After my twenty- eight year-old son died I had gone back to
my hometown for a visit. As I visited with Aunt Virginia still grieving and
being sad, she asked me what she could do to comfort me I then asked her to
read Matthew 14 to me. I love the book of John and this chapter which begins “Let
not your hearts be troubled. Ye believe in God, believe also in me,” gave me
comfort. Chapter 17 – the great intercessory prayer is another. Verse three
reads “And this is life eternal, that
they might know thee the only God and Jesus Christ, whom thou hast sent. I have
glorified thee on the earth: I have finished the work thou gavest me to do.”

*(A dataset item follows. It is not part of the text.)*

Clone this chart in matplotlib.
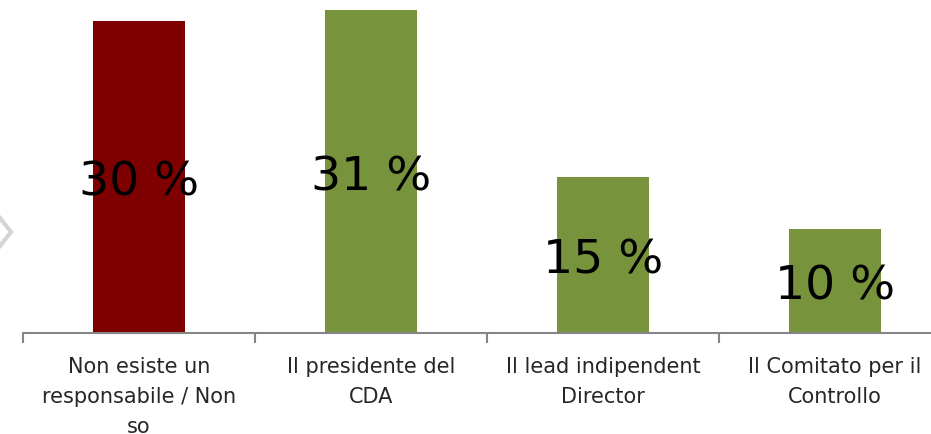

As I read the scriptures, as I attend my meetings I hear
many things that servants of the Lord are abolished to do. Of all the things I
could do, the thing I must do is to do the work God gave me to do. I know that the Lord knows my name and that before I left
my Heavenly home I promised that I would do certain things. I think I have
completed some of them. I think that finding the gospel, marrying Edward,
giving birth to three children, praying over them in their times of discouragement
and helping them find their way home to Heavenly Father has been part of it. In
those glorious days when Edward and I were first married I thought I could have
married anyone and it would have worked, but as the children grew up and left home
Edward sank into depression.
I could have left him and no one would have blamed me, but after
the trial, after he died, I came to realize that staying with him was one of
those things I was sent here to do. I realized that maybe, just maybe in my
pre- existence I knew what would happen and I loved him enough that I said send
me. I will stand by his side and hold him up on the darks days. I will endure
and love him to the end. I think I also saw the problems my children would face
and I said I will be there for them. I will pray for them I will love them to
the end.
I think of certain people who have likewise come into my
life to strengthen me and to be an example to me. Among those are my Dad and
his mother, my grandmother Stearns. I am so grateful for the wisdom and example
they were to me. I am most grateful for my Lord and savior Jesus Christ who
atoned for my sins on that old rugged cross. Without that atonement none of us
could return home to Heavenly Father who loves us.